Sonra İmam (a.s.) buyurdu ki: "Ey Muhammed! Bu öyle bir inançtır ki her kim bundan öne geçse dinden çıkar. Her kim geri kalsa helak olur. Her kim buna uyarsa kurtulur. Bu inancı koru ey Muhammed!" (Usul-i Kâfi, c.1, s.441, 5.hadis).
İmam Muhammed Bâkır (a.s.) babasından o da dedesinden şöyle rivayet eder; "Bir gün Resûlullah (a.s.) ata binmişti ve Hz. Ali de o yolculuğa
yaya olarak çıktı.
Buyurdu ki: "Ey Ebu'l-Hasan! Ya sen de bin veya geriye dön! Allah Bana şöyle emretti: Ben binek üzerindeyken sen de binesin. Ben yaya giderken sen de yaya gidesin. Ben oturduğumda sen de oturasın. Yalnız olağanüstü bir durum dışında. Allah'ın bir emri söz konusu olursa o zaman oturup kalkabilirsin. Allah bana verdiği bütün kerametlerin bir benzerini sana da vermiştir. Bana nübüvvet ve risalet verdi. Alllah sana da kendi hükümlerini uygulama ve zor işleri yerine getirme emri verdi. Muhammedi hak üzerine gönderen Allah'a and olsun ki, seni inkar eden bana iman etmemiştir ve sana karşı çıkan Beni ikrar etmemiştir. Sana karşı çıkanlar Allah'a ve Bana iman etmemiştir. Senin faziletlerin Benim faziletlerimdendir, Benim faziletim senin de faziletindir. Bu da Allah'ın şu ayetidir: 'De ki Allah'ın fazlı ve rahmeti ile ferahlasınlar, bu onların topladıklarından daha hayırlıdır.' (Yunus, 58).

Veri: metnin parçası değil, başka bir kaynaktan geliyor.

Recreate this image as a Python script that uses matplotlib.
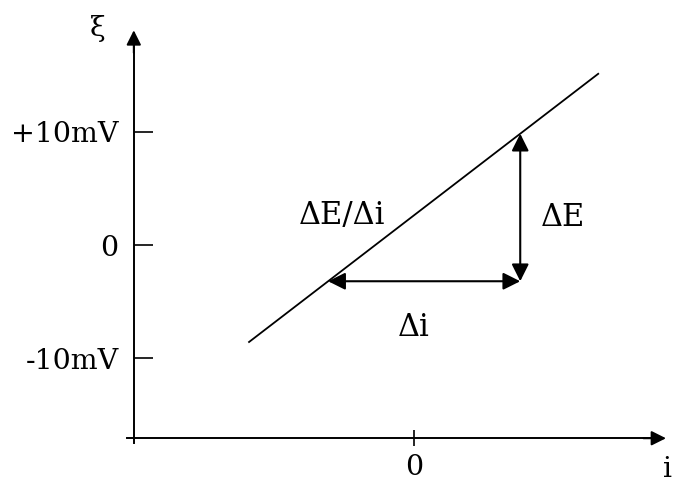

Sana ve senin velayetine hidayet olmayanlar, senden sapıtmış ve Allah Azze ve Celle'nin katına hidayet olmamışlardır. Bu da Allah'ın şu ayetindedir: 'Ben tevbe edip iman eden ve salih amel işledikten sonra hidayet olunanları mutlaka affedenim.' (Taha, 82).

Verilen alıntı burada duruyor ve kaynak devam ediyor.